Jimmy’s lust for memories and happy stories makes the women of the Tenderloin view him as a pervert; this despite all of the bizarre (and often cruel) men they encounter in their line of work. Though they act eager to do these kinds of sessions with him, they are in reality skeptical of his motives. As she tells him stories, Dinah thinks to herself, “God look at that disgusting old pervert (56)” and Phyllis goes home afterwards to describe him as “a pervert . . . Later on he made us tell him sh*t. You know. Whatever it takes (67).” These are some of the few glimpses into the prostitutes’ perspectives that Vollmann includes in his novel, which makes it seem as though to them this is the most taboo thing that they have encountered. Phyllis herself engaged in incest as a child with her cousin, which would be considered taboo by most other people, but she does not condemn this and instead calls it “wonderful (52).” It seems unreasonable to find incest acceptable while condemning a veteran for desiring happy stories. However, if one considers the prostitute’s point of view, where she is used to satisfying the profligate urges of customers, of course she would expect disturbing things from a man who says he wants to hear stories about when she was a little girl.

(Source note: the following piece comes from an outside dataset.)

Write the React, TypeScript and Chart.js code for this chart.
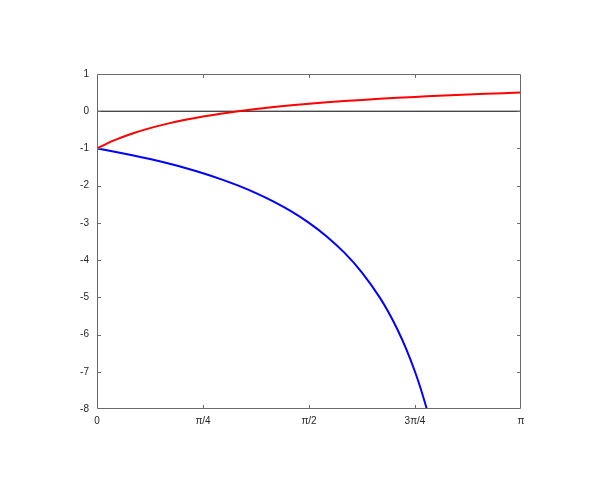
import React, { useEffect, useRef } from "react";
import { Chart, registerables } from "chart.js";

Chart.register(...registerables);

const redX = [0, 0.0654, 0.1309, 0.2618, 0.3927, 0.5236, 0.6545, 0.7854, 0.9163, 1.0472, 1.1781, 1.309, 1.4399, 1.5708, 1.7017, 1.8326, 1.9635, 2.0944, 2.2253, 2.3562, 2.4871, 2.618, 2.7489, 2.8798, 3.0107, 3.1416];
const redY = [-1, -0.882, -0.778, -0.6, -0.455, -0.333, -0.231, -0.143, -0.067, 0, 0.059, 0.111, 0.158, 0.2, 0.238, 0.273, 0.304, 0.333, 0.36, 0.385, 0.407, 0.429, 0.448, 0.467, 0.484, 0.5];

const blueX = [0, 0.1309, 0.2618, 0.3927, 0.5236, 0.6545, 0.7854, 0.9163, 1.0472, 1.1781, 1.309, 1.4399, 1.5708, 1.7017, 1.8326, 1.9635, 2.0944, 2.1599, 2.2253, 2.2907, 2.3562, 2.3998, 2.4435];
const blueY = [-1, -1.087, -1.182, -1.286, -1.4, -1.526, -1.667, -1.824, -2, -2.2, -2.429, -2.692, -3, -3.364, -3.8, -4.333, -5, -5.4, -5.857, -6.385, -7, -7.47, -8];

const zeroX = [0, 3.1416];
const zeroY = [0, 0];

const xTickValues = [0, 0.7854, 1.5708, 2.3562, 3.1416];
const xTickLabels = ["0", "π/4", "π/2", "3π/4", "π"];
const yMin = -8;
const yMax = 1;

const boxPlugin = {
  id: "boxTicks",
  afterDraw(chart: any) {
    const { ctx, chartArea: a, scales } = chart;
    const xs = scales.x;
    const ys = scales.y;
    ctx.save();
    ctx.strokeStyle = "#6a6a6a";
    ctx.lineWidth = 1;
    ctx.beginPath();
    ctx.rect(a.left + 0.5, a.top + 0.5, a.right - a.left - 1, a.bottom - a.top - 1);
    const tl = 4;
    xTickValues.slice(1, -1).forEach((v) => {
      const px = Math.round(xs.getPixelForValue(v)) + 0.5;
      ctx.moveTo(px, a.bottom);
      ctx.lineTo(px, a.bottom - tl);
      ctx.moveTo(px, a.top);
      ctx.lineTo(px, a.top + tl);
    });
    for (let v = yMin + 1; v < yMax; v++) {
      const py = Math.round(ys.getPixelForValue(v)) + 0.5;
      ctx.moveTo(a.left, py);
      ctx.lineTo(a.left + tl, py);
      ctx.moveTo(a.right, py);
      ctx.lineTo(a.right - tl, py);
    }
    ctx.stroke();
    ctx.restore();
  },
};

export default function App() {
  const ref = useRef<HTMLCanvasElement>(null);
  useEffect(() => {
    document.body.style.margin = "0";
    const toPts = (xa: number[], ya: number[]) => xa.map((x, i) => ({ x, y: ya[i] }));
    const chart = new Chart(ref.current as HTMLCanvasElement, {
      type: "line",
      data: {
        datasets: [
          {
            data: toPts(redX, redY),
            borderColor: "#ff0000",
            borderWidth: 2,
            pointRadius: 0,
            cubicInterpolationMode: "monotone",
          },
          {
            data: toPts(blueX, blueY),
            borderColor: "#0000ff",
            borderWidth: 2,
            pointRadius: 0,
            cubicInterpolationMode: "monotone",
          },
          {
            data: toPts(zeroX, zeroY),
            borderColor: "#000000",
            borderWidth: 1,
            pointRadius: 0,
          },
        ],
      },
      options: {
        animation: false,
        responsive: false,
        maintainAspectRatio: false,
        layout: { padding: { left: 67, right: 77, top: 74, bottom: 59 } },
        plugins: { legend: { display: false }, tooltip: { enabled: false } },
        scales: {
          x: {
            type: "linear",
            min: 0,
            max: 3.1416,
            grid: { display: false },
            border: { display: false },
            afterBuildTicks: (s: any) => {
              s.ticks = xTickValues.map((v) => ({ value: v }));
            },
            afterFit: (s: any) => {
              s.height = 30;
            },
            ticks: {
              padding: -2,
              color: "#262626",
              font: { family: "Liberation Sans", size: 10 },
              maxRotation: 0,
              autoSkip: false,
              callback: (v: any) => {
                const i = xTickValues.findIndex((t) => Math.abs(t - v) < 1e-3);
                return i >= 0 ? xTickLabels[i] : "";
              },
            },
          },
          y: {
            type: "linear",
            min: yMin,
            max: yMax,
            grid: { display: false },
            border: { display: false },
            afterFit: (s: any) => {
              s.width = 30;
            },
            ticks: {
              stepSize: 1,
              padding: 0,
              color: "#262626",
              font: { family: "Liberation Sans", size: 10 },
            },
          },
        },
      },
      plugins: [boxPlugin],
    } as any);
    return () => chart.destroy();
  }, []);
  return (
    <div style={{ position: "absolute", left: 0, top: 0, width: 598, height: 498 }}>
      <canvas ref={ref} width={598} height={498} style={{ width: 598, height: 498 }} />
    </div>
  );
}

Prostitutes who work in a society where their job is conducted in a criminal environment are not used to the way desire works in “normal” relationships. Vollmann illustrates this in his novel, but also shows that it is found outside of fiction in a section at the end of it containing parts of interviews he conducted with prostitutes in the Tenderloin during his research for the book. One prostitute told him how a man wanted to have a romantic session with her in a hot tub. “That’s not what we’re about here,” she said. “We don’t make love to our dates.” She was so disturbed by the proposal that she told the customer she could not accommodate him (145). It is interesting to imagine the abundance of other things, “naughtier” things, she might have consented to, while she rejected a simple request to make love. This shows the reversed role of taboos in sex work not only in Whores for Gloria, but in reality as well. For sex workers, especially those who work where it is illegal, their world is an upside-down one in which love and romance are to be avoided in favor of the normally inaccessible yet highly desirable acts that society considers to be taboo; they have built up expectations in direct contrast to the expectations society teaches women to have.
Vollmann, William T. Whores for Gloria. New York: Penguin, 1991. Print.